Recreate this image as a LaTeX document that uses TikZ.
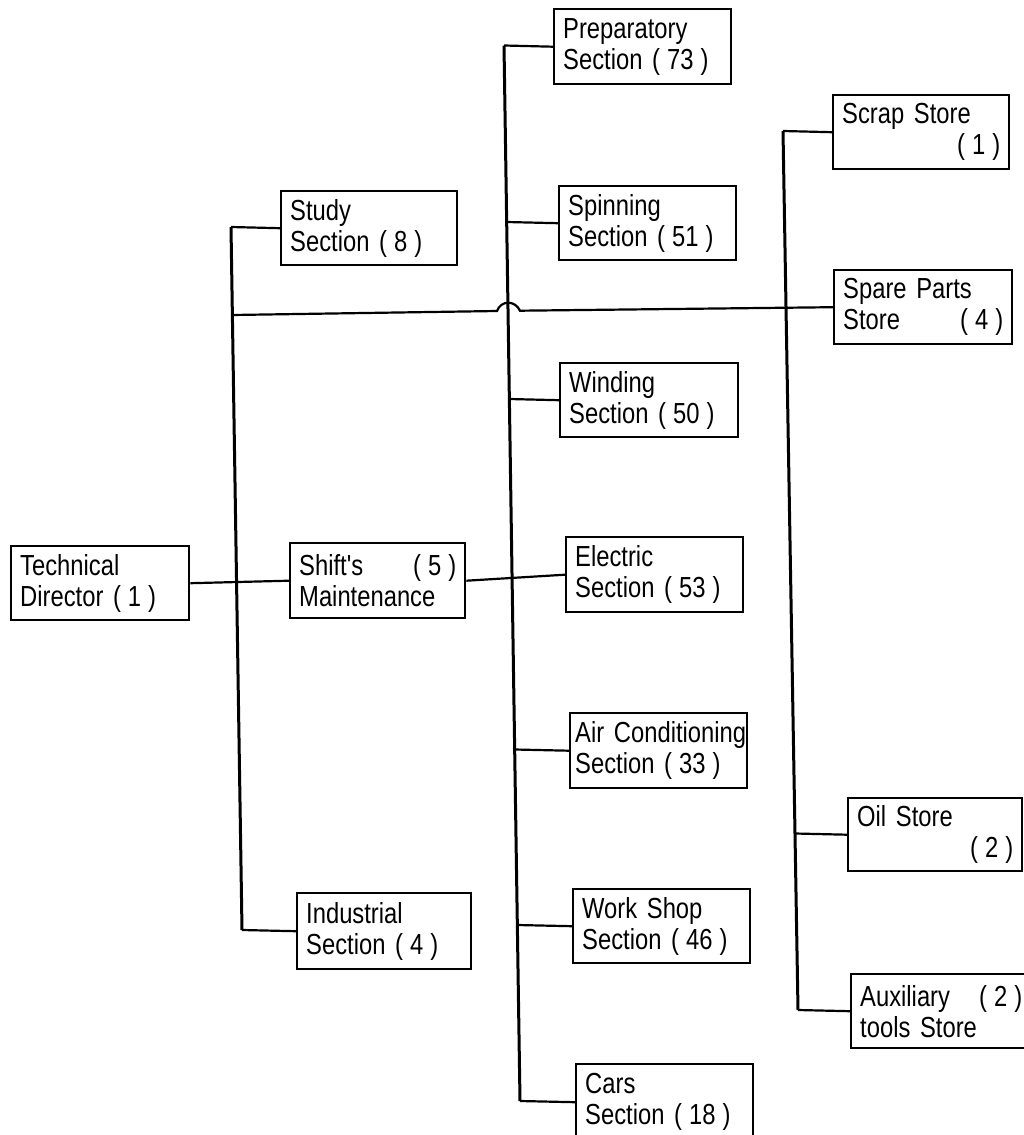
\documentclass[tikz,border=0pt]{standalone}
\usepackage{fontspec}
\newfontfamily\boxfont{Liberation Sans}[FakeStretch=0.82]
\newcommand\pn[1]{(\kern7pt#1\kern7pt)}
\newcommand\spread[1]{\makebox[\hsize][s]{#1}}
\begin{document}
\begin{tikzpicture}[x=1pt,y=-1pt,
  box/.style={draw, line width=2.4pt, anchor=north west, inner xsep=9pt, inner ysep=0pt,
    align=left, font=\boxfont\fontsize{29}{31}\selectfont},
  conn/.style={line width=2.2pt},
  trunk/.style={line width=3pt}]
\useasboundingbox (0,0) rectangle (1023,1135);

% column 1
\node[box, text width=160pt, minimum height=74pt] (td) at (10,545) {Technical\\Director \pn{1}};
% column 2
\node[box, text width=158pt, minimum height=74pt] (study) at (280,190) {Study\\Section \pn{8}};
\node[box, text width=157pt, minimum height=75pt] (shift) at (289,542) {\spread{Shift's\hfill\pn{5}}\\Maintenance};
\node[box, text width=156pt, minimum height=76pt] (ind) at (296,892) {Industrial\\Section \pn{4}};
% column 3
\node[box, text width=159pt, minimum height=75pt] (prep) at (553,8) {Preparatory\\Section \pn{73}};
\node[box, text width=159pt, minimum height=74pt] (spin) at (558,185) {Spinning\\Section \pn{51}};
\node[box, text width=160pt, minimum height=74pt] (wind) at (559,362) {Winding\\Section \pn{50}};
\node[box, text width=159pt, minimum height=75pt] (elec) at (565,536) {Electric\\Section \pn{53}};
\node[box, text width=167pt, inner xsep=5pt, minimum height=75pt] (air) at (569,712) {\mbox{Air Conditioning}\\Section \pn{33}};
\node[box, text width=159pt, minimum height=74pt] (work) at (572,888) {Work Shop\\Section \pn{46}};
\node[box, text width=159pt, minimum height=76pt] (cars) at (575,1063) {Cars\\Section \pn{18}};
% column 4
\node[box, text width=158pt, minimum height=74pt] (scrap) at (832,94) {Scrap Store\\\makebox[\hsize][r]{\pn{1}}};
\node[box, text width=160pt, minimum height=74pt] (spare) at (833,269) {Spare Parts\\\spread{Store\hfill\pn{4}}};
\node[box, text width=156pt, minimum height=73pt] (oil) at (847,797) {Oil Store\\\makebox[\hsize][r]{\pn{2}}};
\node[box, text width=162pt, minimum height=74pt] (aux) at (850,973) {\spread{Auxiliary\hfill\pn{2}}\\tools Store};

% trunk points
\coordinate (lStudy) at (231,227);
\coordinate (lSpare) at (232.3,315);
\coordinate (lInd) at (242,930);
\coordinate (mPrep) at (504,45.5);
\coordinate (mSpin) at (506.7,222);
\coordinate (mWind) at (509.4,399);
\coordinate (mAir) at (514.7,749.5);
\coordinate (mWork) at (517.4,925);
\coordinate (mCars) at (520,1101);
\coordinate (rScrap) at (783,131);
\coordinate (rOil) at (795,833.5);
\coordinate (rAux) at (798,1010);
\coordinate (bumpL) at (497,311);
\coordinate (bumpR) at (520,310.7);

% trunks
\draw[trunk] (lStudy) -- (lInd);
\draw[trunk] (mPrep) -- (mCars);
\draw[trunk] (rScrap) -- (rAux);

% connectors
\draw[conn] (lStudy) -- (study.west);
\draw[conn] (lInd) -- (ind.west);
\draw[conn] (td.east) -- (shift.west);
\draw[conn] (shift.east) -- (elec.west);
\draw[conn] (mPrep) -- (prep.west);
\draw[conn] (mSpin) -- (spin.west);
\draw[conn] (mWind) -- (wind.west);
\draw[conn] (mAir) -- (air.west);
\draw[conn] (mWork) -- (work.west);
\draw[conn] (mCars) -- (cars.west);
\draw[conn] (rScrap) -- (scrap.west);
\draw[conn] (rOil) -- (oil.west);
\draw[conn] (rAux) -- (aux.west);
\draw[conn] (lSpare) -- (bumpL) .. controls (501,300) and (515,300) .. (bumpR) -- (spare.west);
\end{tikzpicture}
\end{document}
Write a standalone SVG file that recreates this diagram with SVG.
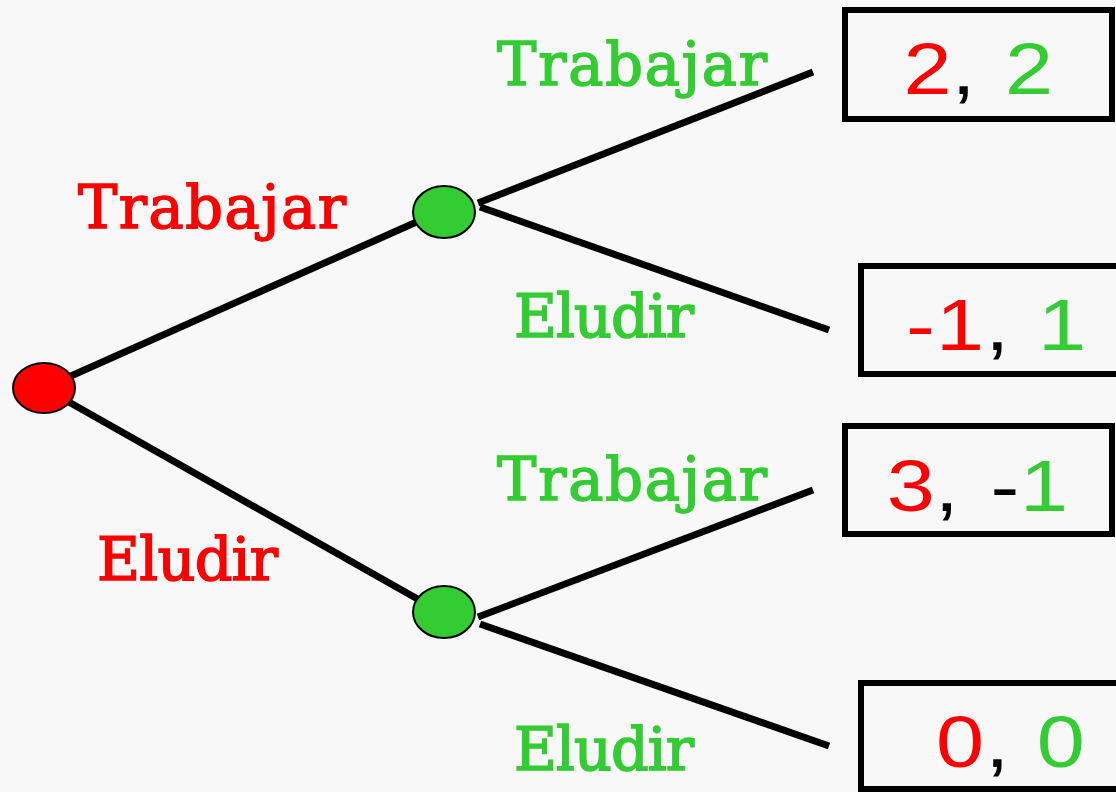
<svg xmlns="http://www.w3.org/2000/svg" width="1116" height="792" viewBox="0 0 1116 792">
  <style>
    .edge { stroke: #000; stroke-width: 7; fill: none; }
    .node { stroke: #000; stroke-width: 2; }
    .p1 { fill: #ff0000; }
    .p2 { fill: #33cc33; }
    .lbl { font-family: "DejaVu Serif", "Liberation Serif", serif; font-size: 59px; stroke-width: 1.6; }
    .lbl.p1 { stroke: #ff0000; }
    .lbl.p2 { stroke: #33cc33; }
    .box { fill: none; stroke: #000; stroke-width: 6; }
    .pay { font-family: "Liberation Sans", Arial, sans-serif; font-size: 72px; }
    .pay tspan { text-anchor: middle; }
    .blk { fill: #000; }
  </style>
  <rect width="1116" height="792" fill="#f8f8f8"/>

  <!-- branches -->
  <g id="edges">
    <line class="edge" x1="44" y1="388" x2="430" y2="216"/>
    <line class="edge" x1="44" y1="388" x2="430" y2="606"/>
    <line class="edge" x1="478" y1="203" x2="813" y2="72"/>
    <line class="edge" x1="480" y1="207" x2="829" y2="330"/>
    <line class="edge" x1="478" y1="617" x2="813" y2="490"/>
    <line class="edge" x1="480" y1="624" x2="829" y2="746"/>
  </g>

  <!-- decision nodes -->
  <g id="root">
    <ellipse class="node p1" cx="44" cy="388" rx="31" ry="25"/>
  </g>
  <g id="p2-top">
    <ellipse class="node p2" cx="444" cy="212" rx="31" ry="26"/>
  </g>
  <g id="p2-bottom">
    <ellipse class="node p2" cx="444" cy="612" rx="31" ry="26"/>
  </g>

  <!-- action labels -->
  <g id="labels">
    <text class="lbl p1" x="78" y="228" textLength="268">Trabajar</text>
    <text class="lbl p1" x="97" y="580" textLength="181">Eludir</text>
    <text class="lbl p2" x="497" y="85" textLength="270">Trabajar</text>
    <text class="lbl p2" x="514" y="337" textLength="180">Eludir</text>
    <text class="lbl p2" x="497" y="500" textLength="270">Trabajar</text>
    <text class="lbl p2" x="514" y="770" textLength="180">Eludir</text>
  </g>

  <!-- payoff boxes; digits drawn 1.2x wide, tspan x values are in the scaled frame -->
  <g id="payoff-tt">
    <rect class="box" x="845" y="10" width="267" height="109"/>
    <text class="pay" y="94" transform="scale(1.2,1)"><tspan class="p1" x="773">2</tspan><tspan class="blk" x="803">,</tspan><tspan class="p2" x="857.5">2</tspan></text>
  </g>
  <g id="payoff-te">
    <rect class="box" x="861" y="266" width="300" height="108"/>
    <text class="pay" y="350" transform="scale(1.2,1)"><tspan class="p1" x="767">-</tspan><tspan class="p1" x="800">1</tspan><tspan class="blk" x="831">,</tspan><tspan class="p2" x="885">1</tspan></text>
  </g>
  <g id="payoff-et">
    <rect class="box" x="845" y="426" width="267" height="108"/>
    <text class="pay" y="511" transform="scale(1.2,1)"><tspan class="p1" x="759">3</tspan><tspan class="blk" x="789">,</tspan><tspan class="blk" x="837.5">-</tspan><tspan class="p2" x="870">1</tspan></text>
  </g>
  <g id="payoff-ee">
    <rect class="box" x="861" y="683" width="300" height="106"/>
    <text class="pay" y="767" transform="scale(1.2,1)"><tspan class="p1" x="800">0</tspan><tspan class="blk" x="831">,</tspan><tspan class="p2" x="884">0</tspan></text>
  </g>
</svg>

────────────────────────────────────────

To be done
Reproduce the material in its entirety and word for word, without the pictures.

Written reply
Recreate this image as a LaTeX document that uses TikZ.
\documentclass[tikz,border=0pt]{standalone}
\usepackage{fontspec}
\newfontfamily\boxfont{Liberation Sans}[FakeStretch=0.82]
\newcommand\pn[1]{(\kern7pt#1\kern7pt)}
\newcommand\spread[1]{\makebox[\hsize][s]{#1}}
\begin{document}
\begin{tikzpicture}[x=1pt,y=-1pt,
  box/.style={draw, line width=2.4pt, anchor=north west, inner xsep=9pt, inner ysep=0pt,
    align=left, font=\boxfont\fontsize{29}{31}\selectfont},
  conn/.style={line width=2.2pt},
  trunk/.style={line width=3pt}]
\useasboundingbox (0,0) rectangle (1023,1135);

% column 1
\node[box, text width=160pt, minimum height=74pt] (td) at (10,545) {Technical\\Director \pn{1}};
% column 2
\node[box, text width=158pt, minimum height=74pt] (study) at (280,190) {Study\\Section \pn{8}};
\node[box, text width=157pt, minimum height=75pt] (shift) at (289,542) {\spread{Shift's\hfill\pn{5}}\\Maintenance};
\node[box, text width=156pt, minimum height=76pt] (ind) at (296,892) {Industrial\\Section \pn{4}};
% column 3
\node[box, text width=159pt, minimum height=75pt] (prep) at (553,8) {Preparatory\\Section \pn{73}};
\node[box, text width=159pt, minimum height=74pt] (spin) at (558,185) {Spinning\\Section \pn{51}};
\node[box, text width=160pt, minimum height=74pt] (wind) at (559,362) {Winding\\Section \pn{50}};
\node[box, text width=159pt, minimum height=75pt] (elec) at (565,536) {Electric\\Section \pn{53}};
\node[box, text width=167pt, inner xsep=5pt, minimum height=75pt] (air) at (569,712) {\mbox{Air Conditioning}\\Section \pn{33}};
\node[box, text width=159pt, minimum height=74pt] (work) at (572,888) {Work Shop\\Section \pn{46}};
\node[box, text width=159pt, minimum height=76pt] (cars) at (575,1063) {Cars\\Section \pn{18}};
% column 4
\node[box, text width=158pt, minimum height=74pt] (scrap) at (832,94) {Scrap Store\\\makebox[\hsize][r]{\pn{1}}};
\node[box, text width=160pt, minimum height=74pt] (spare) at (833,269) {Spare Parts\\\spread{Store\hfill\pn{4}}};
\node[box, text width=156pt, minimum height=73pt] (oil) at (847,797) {Oil Store\\\makebox[\hsize][r]{\pn{2}}};
\node[box, text width=162pt, minimum height=74pt] (aux) at (850,973) {\spread{Auxiliary\hfill\pn{2}}\\tools Store};

% trunk points
\coordinate (lStudy) at (231,227);
\coordinate (lSpare) at (232.3,315);
\coordinate (lInd) at (242,930);
\coordinate (mPrep) at (504,45.5);
\coordinate (mSpin) at (506.7,222);
\coordinate (mWind) at (509.4,399);
\coordinate (mAir) at (514.7,749.5);
\coordinate (mWork) at (517.4,925);
\coordinate (mCars) at (520,1101);
\coordinate (rScrap) at (783,131);
\coordinate (rOil) at (795,833.5);
\coordinate (rAux) at (798,1010);
\coordinate (bumpL) at (497,311);
\coordinate (bumpR) at (520,310.7);

% trunks
\draw[trunk] (lStudy) -- (lInd);
\draw[trunk] (mPrep) -- (mCars);
\draw[trunk] (rScrap) -- (rAux);

% connectors
\draw[conn] (lStudy) -- (study.west);
\draw[conn] (lInd) -- (ind.west);
\draw[conn] (td.east) -- (shift.west);
\draw[conn] (shift.east) -- (elec.west);
\draw[conn] (mPrep) -- (prep.west);
\draw[conn] (mSpin) -- (spin.west);
\draw[conn] (mWind) -- (wind.west);
\draw[conn] (mAir) -- (air.west);
\draw[conn] (mWork) -- (work.west);
\draw[conn] (mCars) -- (cars.west);
\draw[conn] (rScrap) -- (scrap.west);
\draw[conn] (rOil) -- (oil.west);
\draw[conn] (rAux) -- (aux.west);
\draw[conn] (lSpare) -- (bumpL) .. controls (501,300) and (515,300) .. (bumpR) -- (spare.west);
\end{tikzpicture}
\end{document}
Write a standalone SVG file that recreates this diagram with SVG.
<svg xmlns="http://www.w3.org/2000/svg" width="1116" height="792" viewBox="0 0 1116 792">
  <style>
    .edge { stroke: #000; stroke-width: 7; fill: none; }
    .node { stroke: #000; stroke-width: 2; }
    .p1 { fill: #ff0000; }
    .p2 { fill: #33cc33; }
    .lbl { font-family: "DejaVu Serif", "Liberation Serif", serif; font-size: 59px; stroke-width: 1.6; }
    .lbl.p1 { stroke: #ff0000; }
    .lbl.p2 { stroke: #33cc33; }
    .box { fill: none; stroke: #000; stroke-width: 6; }
    .pay { font-family: "Liberation Sans", Arial, sans-serif; font-size: 72px; }
    .pay tspan { text-anchor: middle; }
    .blk { fill: #000; }
  </style>
  <rect width="1116" height="792" fill="#f8f8f8"/>

  <!-- branches -->
  <g id="edges">
    <line class="edge" x1="44" y1="388" x2="430" y2="216"/>
    <line class="edge" x1="44" y1="388" x2="430" y2="606"/>
    <line class="edge" x1="478" y1="203" x2="813" y2="72"/>
    <line class="edge" x1="480" y1="207" x2="829" y2="330"/>
    <line class="edge" x1="478" y1="617" x2="813" y2="490"/>
    <line class="edge" x1="480" y1="624" x2="829" y2="746"/>
  </g>

  <!-- decision nodes -->
  <g id="root">
    <ellipse class="node p1" cx="44" cy="388" rx="31" ry="25"/>
  </g>
  <g id="p2-top">
    <ellipse class="node p2" cx="444" cy="212" rx="31" ry="26"/>
  </g>
  <g id="p2-bottom">
    <ellipse class="node p2" cx="444" cy="612" rx="31" ry="26"/>
  </g>

  <!-- action labels -->
  <g id="labels">
    <text class="lbl p1" x="78" y="228" textLength="268">Trabajar</text>
    <text class="lbl p1" x="97" y="580" textLength="181">Eludir</text>
    <text class="lbl p2" x="497" y="85" textLength="270">Trabajar</text>
    <text class="lbl p2" x="514" y="337" textLength="180">Eludir</text>
    <text class="lbl p2" x="497" y="500" textLength="270">Trabajar</text>
    <text class="lbl p2" x="514" y="770" textLength="180">Eludir</text>
  </g>

  <!-- payoff boxes; digits drawn 1.2x wide, tspan x values are in the scaled frame -->
  <g id="payoff-tt">
    <rect class="box" x="845" y="10" width="267" height="109"/>
    <text class="pay" y="94" transform="scale(1.2,1)"><tspan class="p1" x="773">2</tspan><tspan class="blk" x="803">,</tspan><tspan class="p2" x="857.5">2</tspan></text>
  </g>
  <g id="payoff-te">
    <rect class="box" x="861" y="266" width="300" height="108"/>
    <text class="pay" y="350" transform="scale(1.2,1)"><tspan class="p1" x="767">-</tspan><tspan class="p1" x="800">1</tspan><tspan class="blk" x="831">,</tspan><tspan class="p2" x="885">1</tspan></text>
  </g>
  <g id="payoff-et">
    <rect class="box" x="845" y="426" width="267" height="108"/>
    <text class="pay" y="511" transform="scale(1.2,1)"><tspan class="p1" x="759">3</tspan><tspan class="blk" x="789">,</tspan><tspan class="blk" x="837.5">-</tspan><tspan class="p2" x="870">1</tspan></text>
  </g>
  <g id="payoff-ee">
    <rect class="box" x="861" y="683" width="300" height="106"/>
    <text class="pay" y="767" transform="scale(1.2,1)"><tspan class="p1" x="800">0</tspan><tspan class="blk" x="831">,</tspan><tspan class="p2" x="884">0</tspan></text>
  </g>
</svg>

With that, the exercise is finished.